## Written task
Stop at the line containing "import plotly.graph_objects as go": write out every line from the beginning of the entries up to and including it, minus the pictures.

## Information provided
────────────────
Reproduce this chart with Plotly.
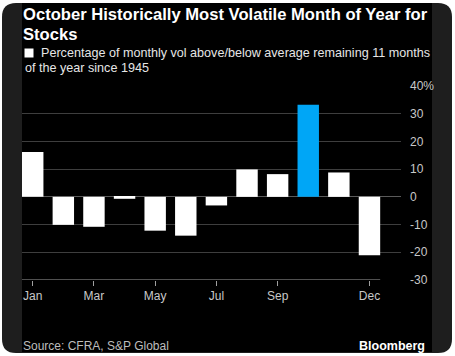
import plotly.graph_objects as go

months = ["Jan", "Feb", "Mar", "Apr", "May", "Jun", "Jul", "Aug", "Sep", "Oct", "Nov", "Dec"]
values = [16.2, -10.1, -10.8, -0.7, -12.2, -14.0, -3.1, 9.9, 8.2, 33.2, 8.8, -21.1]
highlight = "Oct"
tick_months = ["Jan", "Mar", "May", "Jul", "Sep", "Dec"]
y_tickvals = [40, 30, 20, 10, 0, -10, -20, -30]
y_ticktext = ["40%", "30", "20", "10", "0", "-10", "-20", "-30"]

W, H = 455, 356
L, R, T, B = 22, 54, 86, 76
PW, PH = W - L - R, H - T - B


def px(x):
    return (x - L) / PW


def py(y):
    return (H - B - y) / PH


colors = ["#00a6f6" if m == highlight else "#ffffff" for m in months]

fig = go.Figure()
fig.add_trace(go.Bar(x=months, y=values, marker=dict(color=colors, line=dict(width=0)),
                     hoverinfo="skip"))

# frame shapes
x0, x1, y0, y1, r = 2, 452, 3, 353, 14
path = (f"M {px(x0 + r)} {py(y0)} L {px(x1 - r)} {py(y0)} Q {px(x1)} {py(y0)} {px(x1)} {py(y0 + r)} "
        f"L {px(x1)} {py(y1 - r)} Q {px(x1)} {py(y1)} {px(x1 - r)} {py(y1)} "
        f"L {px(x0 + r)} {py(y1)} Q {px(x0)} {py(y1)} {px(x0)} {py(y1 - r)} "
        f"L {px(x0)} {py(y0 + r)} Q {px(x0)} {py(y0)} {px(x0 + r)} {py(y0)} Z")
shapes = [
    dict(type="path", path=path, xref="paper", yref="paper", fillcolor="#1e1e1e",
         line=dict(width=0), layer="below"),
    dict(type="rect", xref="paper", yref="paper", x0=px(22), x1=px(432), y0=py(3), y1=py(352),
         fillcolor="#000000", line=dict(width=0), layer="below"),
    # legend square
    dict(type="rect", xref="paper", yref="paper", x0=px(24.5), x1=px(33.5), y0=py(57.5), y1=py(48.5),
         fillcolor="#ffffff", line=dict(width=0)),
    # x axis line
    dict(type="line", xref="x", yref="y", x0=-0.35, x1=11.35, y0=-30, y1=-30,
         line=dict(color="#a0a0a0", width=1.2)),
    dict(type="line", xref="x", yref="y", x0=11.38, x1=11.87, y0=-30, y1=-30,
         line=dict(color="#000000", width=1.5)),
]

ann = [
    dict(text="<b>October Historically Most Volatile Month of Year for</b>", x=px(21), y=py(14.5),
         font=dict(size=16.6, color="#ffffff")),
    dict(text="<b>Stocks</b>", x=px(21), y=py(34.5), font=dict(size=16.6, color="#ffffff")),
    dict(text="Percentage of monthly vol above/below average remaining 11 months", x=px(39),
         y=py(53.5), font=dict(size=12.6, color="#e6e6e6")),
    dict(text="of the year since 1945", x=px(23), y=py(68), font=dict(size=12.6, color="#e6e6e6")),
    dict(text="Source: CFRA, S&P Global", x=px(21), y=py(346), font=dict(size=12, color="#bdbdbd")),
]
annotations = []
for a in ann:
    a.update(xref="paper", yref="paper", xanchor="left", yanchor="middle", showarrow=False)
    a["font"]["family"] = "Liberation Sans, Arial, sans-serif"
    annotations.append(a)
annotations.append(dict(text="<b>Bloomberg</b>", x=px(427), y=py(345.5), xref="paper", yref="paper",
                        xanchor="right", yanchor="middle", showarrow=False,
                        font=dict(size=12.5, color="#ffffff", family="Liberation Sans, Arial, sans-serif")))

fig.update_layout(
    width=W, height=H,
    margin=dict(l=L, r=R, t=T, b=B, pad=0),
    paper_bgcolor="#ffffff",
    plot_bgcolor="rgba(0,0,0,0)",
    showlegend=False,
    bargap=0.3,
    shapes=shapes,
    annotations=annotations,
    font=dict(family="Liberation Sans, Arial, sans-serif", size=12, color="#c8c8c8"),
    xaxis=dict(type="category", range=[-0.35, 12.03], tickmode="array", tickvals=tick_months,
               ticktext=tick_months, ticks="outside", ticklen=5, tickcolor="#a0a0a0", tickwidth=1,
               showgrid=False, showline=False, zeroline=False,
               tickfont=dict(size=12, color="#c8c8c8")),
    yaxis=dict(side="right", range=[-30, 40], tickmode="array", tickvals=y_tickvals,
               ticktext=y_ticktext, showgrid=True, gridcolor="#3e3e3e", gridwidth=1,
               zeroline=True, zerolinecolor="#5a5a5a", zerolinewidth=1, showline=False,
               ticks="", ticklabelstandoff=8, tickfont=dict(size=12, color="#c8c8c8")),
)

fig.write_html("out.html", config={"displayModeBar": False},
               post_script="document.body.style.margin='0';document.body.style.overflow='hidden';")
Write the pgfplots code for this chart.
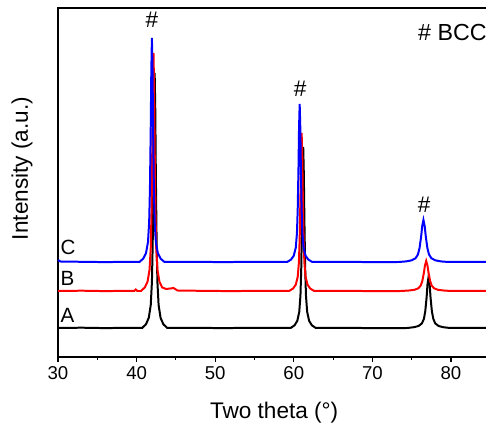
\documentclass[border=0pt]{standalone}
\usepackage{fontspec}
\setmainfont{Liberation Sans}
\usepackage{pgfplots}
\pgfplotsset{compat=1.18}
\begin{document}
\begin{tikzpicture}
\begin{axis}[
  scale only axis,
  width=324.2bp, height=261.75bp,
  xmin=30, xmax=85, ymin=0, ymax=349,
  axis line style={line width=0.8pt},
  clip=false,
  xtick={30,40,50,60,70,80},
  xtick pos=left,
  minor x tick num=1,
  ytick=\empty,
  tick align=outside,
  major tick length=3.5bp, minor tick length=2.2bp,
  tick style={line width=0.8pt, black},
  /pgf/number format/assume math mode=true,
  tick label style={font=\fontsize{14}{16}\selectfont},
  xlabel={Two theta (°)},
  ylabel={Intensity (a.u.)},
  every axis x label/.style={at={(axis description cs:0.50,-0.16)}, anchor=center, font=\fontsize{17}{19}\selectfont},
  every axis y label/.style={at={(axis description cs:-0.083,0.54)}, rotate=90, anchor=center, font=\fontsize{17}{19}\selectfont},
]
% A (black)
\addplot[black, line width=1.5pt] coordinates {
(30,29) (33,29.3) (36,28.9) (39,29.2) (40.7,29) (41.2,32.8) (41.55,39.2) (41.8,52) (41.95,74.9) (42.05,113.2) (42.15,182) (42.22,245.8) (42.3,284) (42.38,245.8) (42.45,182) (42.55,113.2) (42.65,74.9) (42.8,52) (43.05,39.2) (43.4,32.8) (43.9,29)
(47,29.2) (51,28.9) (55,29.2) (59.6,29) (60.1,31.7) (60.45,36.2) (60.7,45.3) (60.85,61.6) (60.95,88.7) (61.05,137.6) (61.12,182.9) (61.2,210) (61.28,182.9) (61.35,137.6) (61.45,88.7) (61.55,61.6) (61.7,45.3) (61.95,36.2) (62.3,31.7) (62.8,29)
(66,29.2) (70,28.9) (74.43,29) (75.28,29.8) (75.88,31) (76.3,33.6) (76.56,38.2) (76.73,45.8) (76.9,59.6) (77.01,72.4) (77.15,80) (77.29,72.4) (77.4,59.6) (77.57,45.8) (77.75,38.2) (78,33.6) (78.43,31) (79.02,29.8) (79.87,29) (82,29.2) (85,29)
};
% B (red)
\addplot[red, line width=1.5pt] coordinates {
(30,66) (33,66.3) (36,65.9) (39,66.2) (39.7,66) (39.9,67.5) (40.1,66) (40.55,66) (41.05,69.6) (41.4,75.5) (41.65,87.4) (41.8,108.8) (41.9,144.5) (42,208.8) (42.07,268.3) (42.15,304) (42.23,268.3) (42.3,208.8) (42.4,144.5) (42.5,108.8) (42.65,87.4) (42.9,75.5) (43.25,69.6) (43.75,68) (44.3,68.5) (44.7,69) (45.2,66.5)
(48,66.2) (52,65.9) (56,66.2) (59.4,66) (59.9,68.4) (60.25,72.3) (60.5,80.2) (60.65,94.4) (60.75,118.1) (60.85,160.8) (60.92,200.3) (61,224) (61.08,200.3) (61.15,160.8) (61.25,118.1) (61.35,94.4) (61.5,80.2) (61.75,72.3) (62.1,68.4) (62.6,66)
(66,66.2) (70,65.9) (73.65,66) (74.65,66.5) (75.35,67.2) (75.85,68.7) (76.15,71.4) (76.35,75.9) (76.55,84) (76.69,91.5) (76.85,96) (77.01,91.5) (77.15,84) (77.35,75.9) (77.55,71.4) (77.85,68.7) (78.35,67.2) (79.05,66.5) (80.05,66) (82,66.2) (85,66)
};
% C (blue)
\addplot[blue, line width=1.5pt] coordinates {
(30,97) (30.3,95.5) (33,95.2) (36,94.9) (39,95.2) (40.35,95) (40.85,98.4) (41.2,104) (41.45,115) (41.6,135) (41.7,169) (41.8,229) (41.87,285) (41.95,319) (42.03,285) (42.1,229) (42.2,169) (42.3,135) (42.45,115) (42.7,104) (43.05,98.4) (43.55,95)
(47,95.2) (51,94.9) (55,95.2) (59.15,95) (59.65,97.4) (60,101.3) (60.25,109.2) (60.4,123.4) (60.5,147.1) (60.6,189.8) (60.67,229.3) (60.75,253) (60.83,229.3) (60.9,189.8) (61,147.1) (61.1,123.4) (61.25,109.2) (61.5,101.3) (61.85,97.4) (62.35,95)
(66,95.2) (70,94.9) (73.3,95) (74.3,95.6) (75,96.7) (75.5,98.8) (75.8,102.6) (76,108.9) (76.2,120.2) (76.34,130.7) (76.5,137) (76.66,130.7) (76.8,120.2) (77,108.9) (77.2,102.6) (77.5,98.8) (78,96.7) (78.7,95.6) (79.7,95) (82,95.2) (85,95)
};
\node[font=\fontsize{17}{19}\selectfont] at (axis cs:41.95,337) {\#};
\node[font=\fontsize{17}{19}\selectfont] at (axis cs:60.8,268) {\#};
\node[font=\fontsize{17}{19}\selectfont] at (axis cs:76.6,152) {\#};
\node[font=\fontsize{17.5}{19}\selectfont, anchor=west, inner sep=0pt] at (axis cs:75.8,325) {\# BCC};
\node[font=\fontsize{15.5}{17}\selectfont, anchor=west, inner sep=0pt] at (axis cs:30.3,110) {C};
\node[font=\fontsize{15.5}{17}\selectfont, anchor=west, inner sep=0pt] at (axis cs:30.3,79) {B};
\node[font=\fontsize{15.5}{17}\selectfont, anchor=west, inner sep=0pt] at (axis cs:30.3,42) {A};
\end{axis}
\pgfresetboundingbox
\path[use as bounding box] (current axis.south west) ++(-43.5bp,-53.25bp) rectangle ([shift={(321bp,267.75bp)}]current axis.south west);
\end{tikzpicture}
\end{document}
────────────────
## Answer in full
Reproduce this chart with Plotly.
import plotly.graph_objects as go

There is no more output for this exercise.